LIME is presented as an example of a local linear explanation model. Simplified inputs are in the form described above, although their mapping to the original input depends on the data modality (text, images, etc). LIME uses the following optimization method to find the coefficients $\phi_i$:

$$
g(z) = \arg \min_{g \in \mathcal{G}} L(f, g, \pi_{x'}) + \Omega(g)
$$

Where $L$ is a squared loss, $\pi$ is a weighting kernel, and $\Omega(g)$ is a regularizing term. We said that each $\{x, f(x)\}$ pair has its own set of coefficients, however here the squared loss is minimized
> over a set of samples in the simplified input space weighted by the kernel $\pi_{x'}$.

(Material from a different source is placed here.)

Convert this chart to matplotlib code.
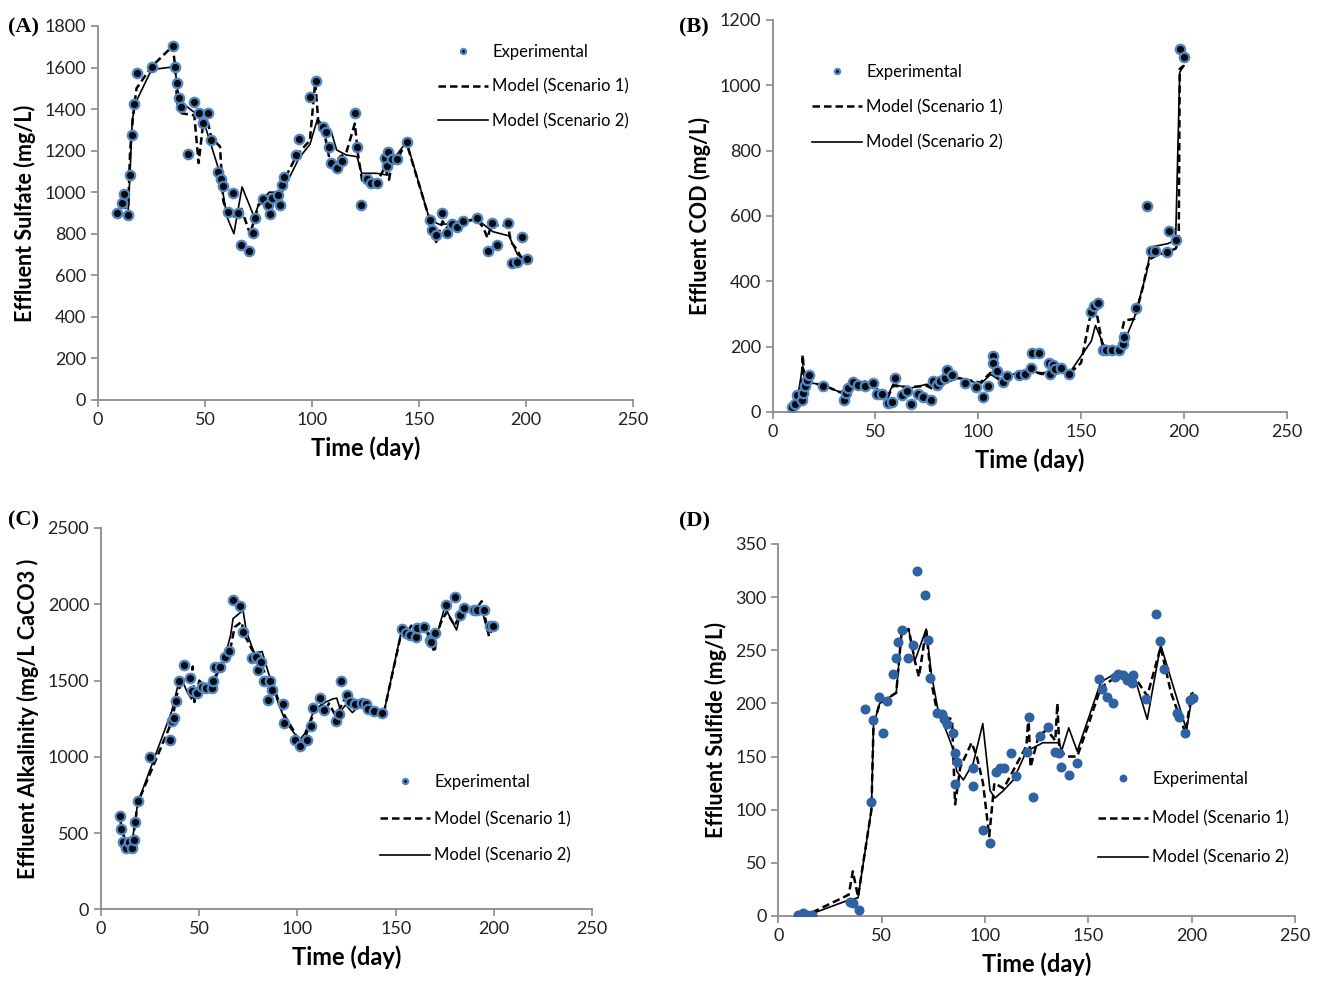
import numpy as np
import matplotlib
matplotlib.use('Agg')
import matplotlib.pyplot as plt

plt.rcParams['font.family'] = ['Lato', 'DejaVu Sans']

# ---- panel A: effluent sulfate ----
a_day = [9, 11, 12, 14, 15, 16, 17, 18, 25, 35, 36, 37, 38, 39, 42, 45, 47, 49, 51.5, 53,
         56, 57.5, 58.6, 60.6, 63, 65.6, 67, 70.7, 72.3, 73.4, 77.3, 79.5, 80.4, 81.4, 84.2,
         85.2, 85.8, 87.1, 92.5, 94.1, 99, 102, 105, 106.7, 108.1, 108.7, 111.8, 114, 120.1,
         121, 122.8, 125.7, 127.5, 130.2, 134.1, 134.9, 135.7, 137.2, 139.6, 144.2, 155.1,
         155.9, 157.9, 160.6, 162.9, 165.3, 167.9, 170.7, 176.9, 182.1, 184.3, 186.3, 191.7,
         193.3, 195.9, 198.3, 200.3]
a_exp = [900, 949, 990, 889, 1081, 1274, 1424, 1572, 1604, 1704, 1604, 1524, 1455, 1412, 1182,
         1436, 1383, 1334, 1383, 1251, 1096, 1062, 1030, 906, 998, 898, 746, 718, 802, 877, 968,
         938, 893, 970, 986, 938, 1036, 1075, 1179, 1254, 1460, 1536, 1316, 1291, 1216, 1139,
         1115, 1151, 1380, 1216, 938, 1063, 1042, 1046, 1166, 1126, 1195, 1158, 1158, 1243, 866,
         818, 794, 901, 802, 847, 834, 863, 877, 718, 850, 746, 850, 661, 665, 786, 677]
a_s1_day = [9, 12, 14, 15, 16.5, 18, 25, 35, 36, 37, 39, 45, 47, 49, 51.5, 53, 57, 58.5, 60.5,
            65.5, 67, 71, 73.5, 75, 80, 82, 84, 86, 88, 93, 99, 101.5, 103, 106.5, 108.5, 111,
            113, 116, 120, 121.5, 123.5, 126, 128, 131, 134, 136, 138, 140, 144, 155, 156.5,
            158, 161, 163, 166, 170, 177, 180, 182, 184, 187, 191.5, 193, 196, 198, 200]
a_s1 = [900, 950, 890, 1200, 1380, 1500, 1604, 1704, 1604, 1430, 1380, 1370, 1140, 1320, 1330,
        1260, 1220, 960, 890, 880, 920, 800, 880, 940, 960, 990, 920, 1030, 1080, 1180, 1250,
        1530, 1330, 1250, 1140, 1140, 1170, 1190, 1330, 1180, 1050, 1080, 1050, 1060, 1120, 1060,
        1180, 1160, 1243, 866, 820, 760, 860, 830, 850, 860, 870, 830, 780, 850, 840, 840, 760,
        720, 680, 690]
a_s2_day = [9, 14, 15, 16, 18, 25, 36, 37, 39, 45.5, 50, 56.7, 60.3, 63.5, 67.3, 73, 75, 80, 86,
            94, 99, 102.5, 107, 109, 111.5, 116, 121, 123.2, 125.5, 130, 135, 137.2, 139.6,
            144.2, 155, 159.5, 168.5, 177, 184.5, 192, 196, 197.5, 200]
a_s2 = [900, 890, 1100, 1350, 1440, 1590, 1604, 1500, 1432, 1380, 1320, 1100, 880, 800, 1025,
        880, 940, 1000, 1000, 1165, 1230, 1350, 1307, 1291, 1203, 1179, 1171, 1091, 1091, 1091,
        1083, 1171, 1180, 1243, 866, 845, 850, 870, 810, 790, 700, 690, 690]

# ---- panel B: effluent COD ----
b_day = [9.2, 10.8, 12, 14.1, 14.9, 15.7, 16.8, 17.8, 24.6, 34.7, 35.6, 36.8, 38.9, 41.6, 44.9,
         48.9, 50.6, 53, 56.2, 57.9, 59.5, 62.7, 65.2, 67.1, 70.8, 72.9, 76.8, 78.1, 79.8, 81.4,
         83.8, 84.6, 87.1, 93.5, 98.9, 102.1, 104.9, 107, 107.3, 108.9, 111.9, 114.1, 119.9,
         122.7, 125.5, 126.3, 129.5, 134.2, 135.1, 136.4, 137.5, 140.3, 144, 154.9, 156.2,
         158.1, 160.7, 162.3, 165.1, 168.3, 170.5, 171.1, 176.5, 182.2, 184.1, 186.2, 191.9,
         192.7, 196, 198, 200.3]
b_exp = [16, 24, 52, 37, 57, 80, 98, 113, 80, 37, 57, 72, 93, 83, 80, 88, 55, 55, 29, 32, 103,
         52, 65, 24, 55, 47, 37, 96, 83, 96, 103, 128, 113, 88, 76, 47, 80, 171, 149, 126, 93,
         110, 113, 116, 134, 180, 180, 151, 116, 144, 131, 134, 116, 307, 324, 333, 190, 190,
         190, 190, 208, 229, 317, 630, 494, 494, 491, 555, 527, 1110, 1088]
b_s1_day = [9, 12, 14, 14.6, 15.5, 18, 24.6, 33, 40, 46, 50, 56, 58.6, 66.6, 75, 78, 85, 91,
            101, 106, 110, 115, 119, 123, 131, 140, 144, 150, 154, 156, 158, 160.5, 168, 171,
            176, 180, 182, 184, 187, 192, 196, 197.5, 198, 200]
b_s1 = [20, 40, 60, 175, 100, 90, 82, 60, 85, 95, 65, 45, 80, 76, 80, 70, 110, 103, 90, 120,
        100, 115, 120, 130, 116, 123, 116, 150, 280, 320, 290, 200, 190, 280, 285, 380, 440, 470,
        480, 490, 500, 520, 1050, 1060]
b_s2_day = [9, 12, 14.6, 16, 18, 24.6, 33, 46, 56, 58.6, 66.6, 75, 78, 91, 101, 106, 110, 119,
            123, 131, 140, 144, 155, 157, 161, 168, 171, 176, 182, 184, 192, 196, 198, 200]
b_s2 = [20, 40, 140, 110, 90, 82, 60, 90, 50, 85, 72, 85, 75, 105, 85, 115, 100, 120, 125, 120,
        125, 116, 217, 265, 205, 190, 215, 290, 430, 505, 515, 525, 1040, 1060]

# ---- panel C: effluent alkalinity ----
c_day = [9.6, 10.3, 11.3, 12.5, 14.1, 15.9, 16.7, 17.5, 18.7, 25.1, 35.2, 36.1, 37.2, 38.2, 39.7,
         42.3, 45.3, 46.2, 49, 51.2, 53.4, 56.3, 57.1, 57.9, 60.5, 63, 65.2, 67.2, 70.9, 72.5,
         76.9, 78.9, 79.8, 81.5, 83.1, 84.8, 86, 87.1, 92.4, 93.3, 98.8, 101.2, 105, 106.7, 108.1,
         111.3, 113.5, 119.4, 121.1, 122.4, 125.3, 126.5, 129.1, 132.8, 134.8, 135.8, 139.2,
         143.2, 153.4, 155.1, 157.3, 160.1, 161.1, 164.5, 167.4, 168.2, 170.2, 175.8, 180.3,
         183, 184.7, 190.1, 191.4, 194.8, 198.2, 199.5]
c_exp = [615, 529, 441, 405, 441, 405, 452, 572, 708, 1001, 1108, 1234, 1255, 1364, 1499, 1603,
         1516, 1429, 1418, 1455, 1451, 1451, 1499, 1592, 1592, 1657, 1694, 2026, 1989, 1820, 1650,
         1657, 1570, 1624, 1499, 1375, 1494, 1440, 1346, 1223, 1108, 1071, 1108, 1201, 1320, 1385,
         1310, 1234, 1281, 1494, 1403, 1359, 1346, 1353, 1346, 1316, 1303, 1288, 1841, 1809,
         1798, 1787, 1846, 1852, 1766, 1750, 1809, 1997, 2048, 1932, 1976, 1961, 1961, 1961,
         1859, 1859]
c_s1_day = [9.6, 11, 13, 15.9, 18.7, 36, 39, 42, 44, 45.5, 46.7, 47.5, 50, 53, 57, 63, 66, 68,
            71.5, 73, 77, 80, 83, 85, 88, 93, 99, 101, 104, 108, 112, 114, 116, 119, 121, 124,
            127, 130, 134, 136, 139, 144, 153, 155, 158, 162, 165, 169.8, 171, 173, 176, 180,
            184, 190, 193.8, 197.5, 200]
c_s1 = [600, 500, 430, 430, 700, 1230, 1430, 1500, 1520, 1480, 1592, 1360, 1500, 1460, 1500,
        1640, 1720, 1850, 1885, 1800, 1700, 1650, 1560, 1450, 1450, 1280, 1150, 1080, 1130, 1280,
        1350, 1300, 1350, 1280, 1300, 1380, 1340, 1380, 1330, 1360, 1300, 1290, 1820, 1800,
        1860, 1800, 1850, 1685, 1800, 1880, 1950, 1860, 1960, 1950, 2020, 1790, 1860]
c_s2_day = [9.6, 11, 13, 15.9, 18.7, 36, 39, 42, 44, 46, 49, 50, 56, 63, 66, 67.2, 72.3, 74, 78,
            82, 85, 90, 94, 101, 103.6, 108, 111, 114.5, 118, 120, 122, 124.5, 128, 133, 136,
            140, 144, 153, 158, 163, 168, 171, 175, 181, 183.5, 194, 197, 199]
c_s2 = [600, 500, 450, 450, 700, 1300, 1460, 1480, 1420, 1380, 1440, 1490, 1450, 1650, 1800,
        1906, 1960, 1820, 1680, 1690, 1560, 1360, 1230, 1110, 1150, 1290, 1330, 1360, 1380, 1385,
        1300, 1340, 1290, 1360, 1300, 1320, 1290, 1830, 1800, 1850, 1800, 1800, 1982, 1832,
        1960, 1960, 1810, 1860]

# ---- panel D: effluent sulfide ----
d_day = [9.5, 11.8, 13.8, 16.1, 34.7, 36.3, 39.2, 41.9, 44.7, 45.9, 48.8, 50.8, 52.7, 55.6, 56.9,
         58, 59.7, 62.8, 65.3, 66.9, 70.9, 72.6, 73.4, 76.6, 79.1, 80.2, 81.5, 84.4, 85.5, 86.3,
         85.5, 94, 94, 99.2, 102.4, 105.3, 107.3, 109.2, 112.4, 115, 120.5, 121.5, 123.4, 126.7,
         130.7, 133.9, 136, 136.6, 140.7, 144.4, 155.3, 156.5, 158.9, 161.8, 162.9, 164.5,
         166.9, 168.6, 171, 171.8, 177.9, 182.8, 184.7, 186.6, 192.8, 194, 196.8, 199.2, 200.8]
d_exp = [1, 2.5, 0.5, 1, 13.5, 12, 5.6, 195, 107.5, 184, 205.7, 172.5, 202.5, 228, 243, 258, 269,
         242.5, 255, 324.5, 302, 259.6, 223.6, 190.7, 190, 185, 181, 172.5, 153, 145, 124, 139,
         122, 81, 68.4, 135, 139, 139, 153.6, 131.7, 154.6, 187, 111.7, 169, 178, 154.6, 153.6,
         140, 132.6, 143.6, 222.7, 213.3, 205.7, 200.7, 224.5, 227.6, 226.7, 222, 219.5, 226.7,
         203.8, 284, 259, 232, 191, 187.5, 172.5, 203, 204.8]
d_s1_day = [11, 16, 34, 36, 38.5, 45, 46, 49, 53, 57, 59.5, 63, 66, 68, 71.5, 74, 77, 84, 85.5,
            88, 93.5, 96, 99, 102, 104.5, 109, 114.5, 120, 121, 122, 126, 130, 134, 135, 136,
            140, 144.6, 150, 156, 165, 172, 178.5, 185, 190, 197, 200]
d_s1 = [0, 3, 20, 42, 18, 100, 180, 200, 205, 210, 265, 270, 240, 225, 270, 220, 190, 185, 105,
        140, 163, 150, 125, 75, 125, 120, 140, 160, 188, 140, 170, 175, 165, 200, 155, 150, 150,
        180, 215, 227, 226, 207, 253, 210, 172, 210]
d_s2_day = [11, 16, 34, 38.5, 45, 46, 49, 53, 57, 59.5, 63, 66, 71.5, 74, 77, 84.7, 86.3, 89.5,
            94.3, 98.9, 102.4, 104.8, 108.9, 113.7, 120, 128, 136, 137, 140.5, 144.6, 156, 162,
            172, 178.5, 185, 197.5, 200.5]
d_s2 = [0, 2, 15, 17, 100, 180, 200, 205, 210, 265, 270, 240, 270, 228, 196, 156, 136, 128, 144,
        181, 118, 111, 118, 128, 155, 163, 163, 155, 177, 155, 220, 227, 227, 185, 255, 175, 210]


def style_axes(ax, ymax, ystep, ylabel):
    ax.set_xlim(0, 250)
    ax.set_ylim(0, ymax)
    ax.set_xticks(np.arange(0, 251, 50))
    ax.set_yticks(np.arange(0, ymax + 1, ystep))
    for s in ['top', 'right']:
        ax.spines[s].set_visible(False)
    for s in ['left', 'bottom']:
        ax.spines[s].set_color('#8a8a8a')
        ax.spines[s].set_linewidth(1.3)
    ax.tick_params(direction='out', length=5, width=1.2, color='#8a8a8a',
                   labelsize=13, labelcolor='#222222')
    ax.set_xlabel('Time (day)', fontsize=17, fontweight='bold', labelpad=6)
    ax.set_ylabel(ylabel, fontsize=15.5, fontweight='bold', labelpad=6)


def draw_panel(ax, day, exp, s1_day, s1, s2_day, s2, blue_dots=False):
    ax.plot(s2_day, s2, color='black', lw=1.2, label='Model (Scenario 2)', zorder=2)
    ax.plot(s1_day, s1, color='black', lw=1.8, ls=(0, (3, 1.6)),
            label='Model (Scenario 1)', zorder=3)
    if blue_dots:
        ax.plot(day, exp, 'o', ms=6.2, color='#2f62a3', mec='#2f62a3', ls='none',
                label='Experimental', zorder=4)
    else:
        ax.plot(day, exp, 'o', ms=6.8, color='#0a0a0a', mec='#4f86c6', mew=1.6, ls='none',
                label='Experimental', zorder=4)


def add_legend(ax, x, y, spacing, mscale):
    h, l = ax.get_legend_handles_labels()
    order = [2, 1, 0]
    leg = ax.legend([h[i] for i in order], [l[i] for i in order],
                    loc='upper left', bbox_to_anchor=(x, y), bbox_transform=fig.transFigure,
                    frameon=False, fontsize=12, handlelength=3.0, handletextpad=0.25,
                    labelspacing=spacing, borderpad=0, borderaxespad=0, markerscale=mscale,
                    numpoints=1)
    return leg


fig = plt.figure(figsize=(13.21, 9.83), dpi=100)

axA = fig.add_axes([0.0742, 0.5931, 0.405, 0.3805])
draw_panel(axA, a_day, a_exp, a_s1_day, a_s1, a_s2_day, a_s2)
style_axes(axA, 1800, 200, 'Effluent Sulfate (mg/L)')
add_legend(axA, 0.3316, 0.955, 1.1, 0.55)

axB = fig.add_axes([0.5849, 0.5809, 0.3891, 0.3988])
draw_panel(axB, b_day, b_exp, b_s1_day, b_s1, b_s2_day, b_s2)
style_axes(axB, 1200, 200, 'Effluent COD (mg/L)')
add_legend(axB, 0.6147, 0.935, 1.15, 0.55)

axC = fig.add_axes([0.0765, 0.0748, 0.3717, 0.3881])
draw_panel(axC, c_day, c_exp, c_s1_day, c_s1, c_s2_day, c_s2)
style_axes(axC, 2500, 500, 'Effluent Alkalinity (mg/L CaCO3 )')
add_legend(axC, 0.2877, 0.2126, 1.25, 0.55)

axD = fig.add_axes([0.5893, 0.0682, 0.391, 0.3784])
draw_panel(axD, d_day, d_exp, d_s1_day, d_s1, d_s2_day, d_s2, blue_dots=True)
style_axes(axD, 350, 50, 'Effluent Sulfide (mg/L)')
add_legend(axD, 0.8312, 0.2157, 1.4, 0.75)

for txt, x, y in [('(A)', 0.006, 0.972), ('(B)', 0.514, 0.972),
                  ('(C)', 0.006, 0.471), ('(D)', 0.514, 0.469)]:
    fig.text(x, y, txt, family='Liberation Serif', fontweight='bold', fontsize=16,
             va='center', ha='left')

fig.savefig('out.png', dpi=100)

My understanding is the following: we fix $x$ and have a value $f(x)$. $z$ is the simplified input associated with $x$, and $h_x(z) = x$. If $z'$ is another simplified input "close" to $z$, the weighting kernel will give it a non-negligible weight. Conversely, if $z$ and $z'$ are "far apart" the kernel will set the contribution of $z'$ close to 0. Given $N$ inputs, the loss can be written as

$$
L(f, g, \pi_{x'}) = \sum_{i=1}^N \left[f(h_x(z)) - g(z^{(i)})\right]^2 \pi_{x'}(z^{(i)})
$$

Where $z^{(i)}$ is the i-th simplified input vector.

**VERIFY THIS PART**

### Classic Shapley Value Estimation

This approach was developed to deal with linear models in presence of multicollinearity. Let therefore be

$f(x) = \beta_0 + \beta_1 x_1 + \ldots \beta_p x_p$

Where $p$ is the total number of predictors ($p+1$, including the intercept). Let $F = \{x_1, \ldots, x_p\}$ be the set of all $p$ features and let $S \subset F$ be the subset of $F$ where we remove the i-th feature, i.e., $S = F \setminus \{i\}$. There are $2^{p-1}$ possible subsets, including the empty set $\emptyset$. We then compare the model on the subset $S$, and on the subset $S \cup \{i\}$, i.e., the same subset plus the feature we removed. We have:

$ \delta f_{i} = f_{S \cup \{i\}}(x_{S \cup \{i\}}) - f_S(x_S)$

In a linear model $\delta f_{i} = \beta_i^S$ where we must add the superscript $S$ to clarify that the value of $\beta_i$ will be different for every set $S$ we consider (we are fitting a different model every time).